§ **Short problem**:
Begin with the first line of the material and copy each line word for word through the line that contains "(no1) at (410,77)"; the pictures are left out.

start

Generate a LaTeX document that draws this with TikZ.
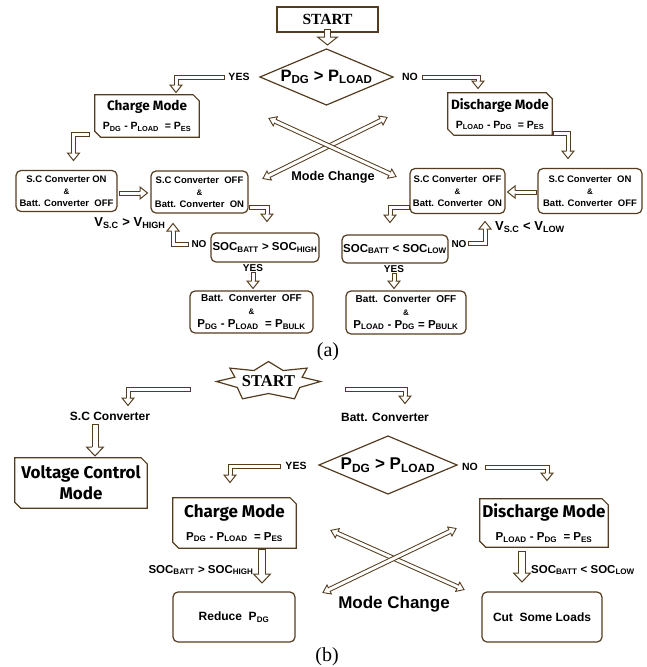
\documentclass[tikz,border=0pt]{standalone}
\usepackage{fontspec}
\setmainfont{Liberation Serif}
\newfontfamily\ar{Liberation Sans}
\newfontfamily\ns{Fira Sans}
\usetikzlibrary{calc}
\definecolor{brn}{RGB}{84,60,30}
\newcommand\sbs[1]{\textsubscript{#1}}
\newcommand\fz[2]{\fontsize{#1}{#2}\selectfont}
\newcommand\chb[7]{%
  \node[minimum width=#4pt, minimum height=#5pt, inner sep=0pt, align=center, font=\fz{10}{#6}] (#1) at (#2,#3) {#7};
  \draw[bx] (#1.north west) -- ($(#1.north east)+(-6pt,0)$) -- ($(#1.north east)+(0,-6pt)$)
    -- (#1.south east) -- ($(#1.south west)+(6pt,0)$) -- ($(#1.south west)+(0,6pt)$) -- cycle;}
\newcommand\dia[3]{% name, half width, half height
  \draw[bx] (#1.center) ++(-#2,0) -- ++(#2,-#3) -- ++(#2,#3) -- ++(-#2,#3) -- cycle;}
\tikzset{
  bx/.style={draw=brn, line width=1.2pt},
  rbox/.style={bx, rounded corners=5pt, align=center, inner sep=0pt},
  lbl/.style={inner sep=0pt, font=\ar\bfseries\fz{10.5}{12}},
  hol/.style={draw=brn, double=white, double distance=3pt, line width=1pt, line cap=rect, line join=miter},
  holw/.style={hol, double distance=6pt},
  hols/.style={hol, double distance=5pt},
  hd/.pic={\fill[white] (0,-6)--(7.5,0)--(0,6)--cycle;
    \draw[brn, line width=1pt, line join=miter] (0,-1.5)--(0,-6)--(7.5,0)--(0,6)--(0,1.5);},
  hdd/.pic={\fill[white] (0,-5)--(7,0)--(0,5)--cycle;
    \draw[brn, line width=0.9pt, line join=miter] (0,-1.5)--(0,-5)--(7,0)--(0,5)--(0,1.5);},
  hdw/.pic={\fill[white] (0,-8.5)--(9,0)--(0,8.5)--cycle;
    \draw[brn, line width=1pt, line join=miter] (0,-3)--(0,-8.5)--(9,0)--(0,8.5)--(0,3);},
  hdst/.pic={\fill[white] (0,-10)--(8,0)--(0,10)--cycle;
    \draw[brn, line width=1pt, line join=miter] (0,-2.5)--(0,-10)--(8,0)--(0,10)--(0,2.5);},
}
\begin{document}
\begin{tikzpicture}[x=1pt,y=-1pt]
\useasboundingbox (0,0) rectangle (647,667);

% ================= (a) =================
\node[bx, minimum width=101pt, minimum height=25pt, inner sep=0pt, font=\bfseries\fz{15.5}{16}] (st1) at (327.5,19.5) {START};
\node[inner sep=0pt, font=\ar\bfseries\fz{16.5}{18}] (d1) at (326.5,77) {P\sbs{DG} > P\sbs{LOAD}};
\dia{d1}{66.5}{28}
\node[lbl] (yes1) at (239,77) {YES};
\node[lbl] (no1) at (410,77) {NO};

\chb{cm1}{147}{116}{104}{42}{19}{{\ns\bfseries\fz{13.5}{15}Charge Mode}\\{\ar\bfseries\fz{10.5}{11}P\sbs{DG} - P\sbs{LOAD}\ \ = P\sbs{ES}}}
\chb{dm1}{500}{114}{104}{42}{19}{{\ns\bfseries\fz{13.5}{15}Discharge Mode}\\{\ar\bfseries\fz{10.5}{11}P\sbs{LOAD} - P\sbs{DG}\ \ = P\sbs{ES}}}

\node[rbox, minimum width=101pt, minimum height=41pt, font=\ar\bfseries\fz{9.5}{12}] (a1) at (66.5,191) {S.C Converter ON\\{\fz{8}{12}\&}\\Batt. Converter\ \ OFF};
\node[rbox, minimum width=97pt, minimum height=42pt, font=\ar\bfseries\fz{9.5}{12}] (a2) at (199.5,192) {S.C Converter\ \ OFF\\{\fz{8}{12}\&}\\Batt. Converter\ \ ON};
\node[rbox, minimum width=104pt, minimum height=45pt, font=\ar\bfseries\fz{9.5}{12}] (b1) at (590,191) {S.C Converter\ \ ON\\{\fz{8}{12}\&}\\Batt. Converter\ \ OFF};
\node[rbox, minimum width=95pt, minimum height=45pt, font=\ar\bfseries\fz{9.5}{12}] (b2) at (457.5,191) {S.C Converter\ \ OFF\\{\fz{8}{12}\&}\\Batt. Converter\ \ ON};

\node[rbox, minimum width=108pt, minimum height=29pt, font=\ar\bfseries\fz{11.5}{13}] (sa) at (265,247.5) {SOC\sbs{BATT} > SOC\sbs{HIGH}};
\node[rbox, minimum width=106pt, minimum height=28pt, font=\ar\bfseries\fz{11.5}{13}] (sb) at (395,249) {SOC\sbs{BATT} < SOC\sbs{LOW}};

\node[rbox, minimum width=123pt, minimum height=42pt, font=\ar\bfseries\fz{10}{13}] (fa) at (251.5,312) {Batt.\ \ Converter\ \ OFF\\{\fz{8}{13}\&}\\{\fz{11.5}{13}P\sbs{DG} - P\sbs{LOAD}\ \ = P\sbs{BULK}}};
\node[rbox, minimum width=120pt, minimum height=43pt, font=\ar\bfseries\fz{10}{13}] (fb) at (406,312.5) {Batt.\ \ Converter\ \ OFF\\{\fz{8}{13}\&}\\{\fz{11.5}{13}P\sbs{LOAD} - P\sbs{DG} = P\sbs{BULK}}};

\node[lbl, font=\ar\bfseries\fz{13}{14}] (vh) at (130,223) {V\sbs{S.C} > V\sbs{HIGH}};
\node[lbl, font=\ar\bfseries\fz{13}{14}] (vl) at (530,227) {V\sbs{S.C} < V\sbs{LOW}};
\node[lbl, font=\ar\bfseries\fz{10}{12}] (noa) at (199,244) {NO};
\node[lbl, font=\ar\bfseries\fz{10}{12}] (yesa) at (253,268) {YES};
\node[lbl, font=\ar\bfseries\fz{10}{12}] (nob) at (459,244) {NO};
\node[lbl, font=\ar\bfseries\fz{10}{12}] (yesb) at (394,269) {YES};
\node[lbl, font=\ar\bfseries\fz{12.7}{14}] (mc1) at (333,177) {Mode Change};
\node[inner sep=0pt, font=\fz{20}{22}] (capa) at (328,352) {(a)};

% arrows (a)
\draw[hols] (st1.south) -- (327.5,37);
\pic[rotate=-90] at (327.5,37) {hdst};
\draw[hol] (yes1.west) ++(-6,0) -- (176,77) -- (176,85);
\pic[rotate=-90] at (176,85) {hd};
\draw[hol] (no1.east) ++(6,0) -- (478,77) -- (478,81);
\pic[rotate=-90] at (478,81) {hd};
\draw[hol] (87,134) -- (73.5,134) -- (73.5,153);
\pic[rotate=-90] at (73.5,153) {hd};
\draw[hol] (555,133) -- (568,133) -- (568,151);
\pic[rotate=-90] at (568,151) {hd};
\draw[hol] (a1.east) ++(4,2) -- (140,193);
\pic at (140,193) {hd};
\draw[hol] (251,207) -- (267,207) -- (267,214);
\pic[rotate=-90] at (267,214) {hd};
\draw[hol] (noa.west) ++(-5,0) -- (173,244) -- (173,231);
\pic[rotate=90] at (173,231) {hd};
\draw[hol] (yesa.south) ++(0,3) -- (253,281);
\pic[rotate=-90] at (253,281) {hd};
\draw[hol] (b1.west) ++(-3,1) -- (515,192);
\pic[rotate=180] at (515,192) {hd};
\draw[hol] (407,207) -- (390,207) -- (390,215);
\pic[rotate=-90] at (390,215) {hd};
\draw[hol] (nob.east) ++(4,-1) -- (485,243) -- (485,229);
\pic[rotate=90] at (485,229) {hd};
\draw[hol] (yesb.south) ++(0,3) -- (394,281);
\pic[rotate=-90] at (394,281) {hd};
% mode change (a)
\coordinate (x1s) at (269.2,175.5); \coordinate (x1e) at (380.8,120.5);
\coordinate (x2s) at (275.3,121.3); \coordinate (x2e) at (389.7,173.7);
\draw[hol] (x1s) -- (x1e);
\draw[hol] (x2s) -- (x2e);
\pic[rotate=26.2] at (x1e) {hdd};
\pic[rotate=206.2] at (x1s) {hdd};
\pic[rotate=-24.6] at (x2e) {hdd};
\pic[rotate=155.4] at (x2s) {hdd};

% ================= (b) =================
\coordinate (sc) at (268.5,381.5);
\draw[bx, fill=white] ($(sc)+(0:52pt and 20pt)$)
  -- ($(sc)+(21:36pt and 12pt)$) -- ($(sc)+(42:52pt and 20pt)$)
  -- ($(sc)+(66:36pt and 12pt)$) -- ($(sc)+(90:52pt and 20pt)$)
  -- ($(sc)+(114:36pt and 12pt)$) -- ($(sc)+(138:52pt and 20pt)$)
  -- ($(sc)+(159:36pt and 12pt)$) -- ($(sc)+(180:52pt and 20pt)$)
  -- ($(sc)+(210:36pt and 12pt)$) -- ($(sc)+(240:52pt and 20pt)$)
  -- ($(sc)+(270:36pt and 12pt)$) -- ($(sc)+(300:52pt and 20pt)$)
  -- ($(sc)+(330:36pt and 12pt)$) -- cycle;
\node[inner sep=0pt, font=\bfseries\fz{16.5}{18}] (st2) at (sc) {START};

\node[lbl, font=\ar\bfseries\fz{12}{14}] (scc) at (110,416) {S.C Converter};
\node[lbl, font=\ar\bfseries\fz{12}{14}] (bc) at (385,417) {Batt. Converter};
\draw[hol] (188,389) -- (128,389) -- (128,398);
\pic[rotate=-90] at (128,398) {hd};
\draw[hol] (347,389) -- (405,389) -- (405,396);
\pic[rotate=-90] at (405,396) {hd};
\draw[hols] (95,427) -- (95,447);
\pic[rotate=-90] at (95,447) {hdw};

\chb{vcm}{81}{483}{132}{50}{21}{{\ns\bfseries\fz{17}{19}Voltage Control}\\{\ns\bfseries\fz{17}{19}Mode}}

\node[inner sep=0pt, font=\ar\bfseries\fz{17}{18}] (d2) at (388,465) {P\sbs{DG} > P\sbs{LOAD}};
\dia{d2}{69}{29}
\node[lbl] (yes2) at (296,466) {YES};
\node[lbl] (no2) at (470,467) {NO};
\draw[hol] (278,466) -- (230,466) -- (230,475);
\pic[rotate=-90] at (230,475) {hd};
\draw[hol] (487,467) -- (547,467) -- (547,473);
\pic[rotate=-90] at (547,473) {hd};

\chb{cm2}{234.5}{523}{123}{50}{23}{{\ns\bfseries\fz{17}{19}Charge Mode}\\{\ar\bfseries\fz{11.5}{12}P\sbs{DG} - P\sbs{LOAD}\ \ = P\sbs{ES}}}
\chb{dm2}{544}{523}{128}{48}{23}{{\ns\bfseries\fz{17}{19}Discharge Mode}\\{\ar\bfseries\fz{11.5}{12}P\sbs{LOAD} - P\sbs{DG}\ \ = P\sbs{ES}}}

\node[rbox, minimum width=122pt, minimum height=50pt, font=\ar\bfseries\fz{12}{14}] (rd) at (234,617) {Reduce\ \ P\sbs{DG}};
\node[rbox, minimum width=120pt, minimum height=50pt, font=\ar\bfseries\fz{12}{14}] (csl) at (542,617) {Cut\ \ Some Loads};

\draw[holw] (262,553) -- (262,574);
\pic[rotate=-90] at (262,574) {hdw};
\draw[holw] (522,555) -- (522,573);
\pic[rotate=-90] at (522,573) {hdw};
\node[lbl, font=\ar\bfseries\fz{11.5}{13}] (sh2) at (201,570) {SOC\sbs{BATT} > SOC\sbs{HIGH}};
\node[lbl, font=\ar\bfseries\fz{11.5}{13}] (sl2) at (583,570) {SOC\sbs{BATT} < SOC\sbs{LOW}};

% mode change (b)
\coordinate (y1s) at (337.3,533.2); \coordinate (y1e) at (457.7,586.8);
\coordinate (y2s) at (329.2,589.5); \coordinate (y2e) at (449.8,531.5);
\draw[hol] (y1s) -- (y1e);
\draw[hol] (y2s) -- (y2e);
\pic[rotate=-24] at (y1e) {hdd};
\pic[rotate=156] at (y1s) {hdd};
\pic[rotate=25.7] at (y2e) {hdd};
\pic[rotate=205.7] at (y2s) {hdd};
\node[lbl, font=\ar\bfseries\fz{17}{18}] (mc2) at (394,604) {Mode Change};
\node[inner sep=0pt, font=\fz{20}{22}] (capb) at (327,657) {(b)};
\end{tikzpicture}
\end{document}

end

§ **Response for this exercise**:
Generate a LaTeX document that draws this with TikZ.
\documentclass[tikz,border=0pt]{standalone}
\usepackage{fontspec}
\setmainfont{Liberation Serif}
\newfontfamily\ar{Liberation Sans}
\newfontfamily\ns{Fira Sans}
\usetikzlibrary{calc}
\definecolor{brn}{RGB}{84,60,30}
\newcommand\sbs[1]{\textsubscript{#1}}
\newcommand\fz[2]{\fontsize{#1}{#2}\selectfont}
\newcommand\chb[7]{%
  \node[minimum width=#4pt, minimum height=#5pt, inner sep=0pt, align=center, font=\fz{10}{#6}] (#1) at (#2,#3) {#7};
  \draw[bx] (#1.north west) -- ($(#1.north east)+(-6pt,0)$) -- ($(#1.north east)+(0,-6pt)$)
    -- (#1.south east) -- ($(#1.south west)+(6pt,0)$) -- ($(#1.south west)+(0,6pt)$) -- cycle;}
\newcommand\dia[3]{% name, half width, half height
  \draw[bx] (#1.center) ++(-#2,0) -- ++(#2,-#3) -- ++(#2,#3) -- ++(-#2,#3) -- cycle;}
\tikzset{
  bx/.style={draw=brn, line width=1.2pt},
  rbox/.style={bx, rounded corners=5pt, align=center, inner sep=0pt},
  lbl/.style={inner sep=0pt, font=\ar\bfseries\fz{10.5}{12}},
  hol/.style={draw=brn, double=white, double distance=3pt, line width=1pt, line cap=rect, line join=miter},
  holw/.style={hol, double distance=6pt},
  hols/.style={hol, double distance=5pt},
  hd/.pic={\fill[white] (0,-6)--(7.5,0)--(0,6)--cycle;
    \draw[brn, line width=1pt, line join=miter] (0,-1.5)--(0,-6)--(7.5,0)--(0,6)--(0,1.5);},
  hdd/.pic={\fill[white] (0,-5)--(7,0)--(0,5)--cycle;
    \draw[brn, line width=0.9pt, line join=miter] (0,-1.5)--(0,-5)--(7,0)--(0,5)--(0,1.5);},
  hdw/.pic={\fill[white] (0,-8.5)--(9,0)--(0,8.5)--cycle;
    \draw[brn, line width=1pt, line join=miter] (0,-3)--(0,-8.5)--(9,0)--(0,8.5)--(0,3);},
  hdst/.pic={\fill[white] (0,-10)--(8,0)--(0,10)--cycle;
    \draw[brn, line width=1pt, line join=miter] (0,-2.5)--(0,-10)--(8,0)--(0,10)--(0,2.5);},
}
\begin{document}
\begin{tikzpicture}[x=1pt,y=-1pt]
\useasboundingbox (0,0) rectangle (647,667);

% ================= (a) =================
\node[bx, minimum width=101pt, minimum height=25pt, inner sep=0pt, font=\bfseries\fz{15.5}{16}] (st1) at (327.5,19.5) {START};
\node[inner sep=0pt, font=\ar\bfseries\fz{16.5}{18}] (d1) at (326.5,77) {P\sbs{DG} > P\sbs{LOAD}};
\dia{d1}{66.5}{28}
\node[lbl] (yes1) at (239,77) {YES};
\node[lbl] (no1) at (410,77) {NO};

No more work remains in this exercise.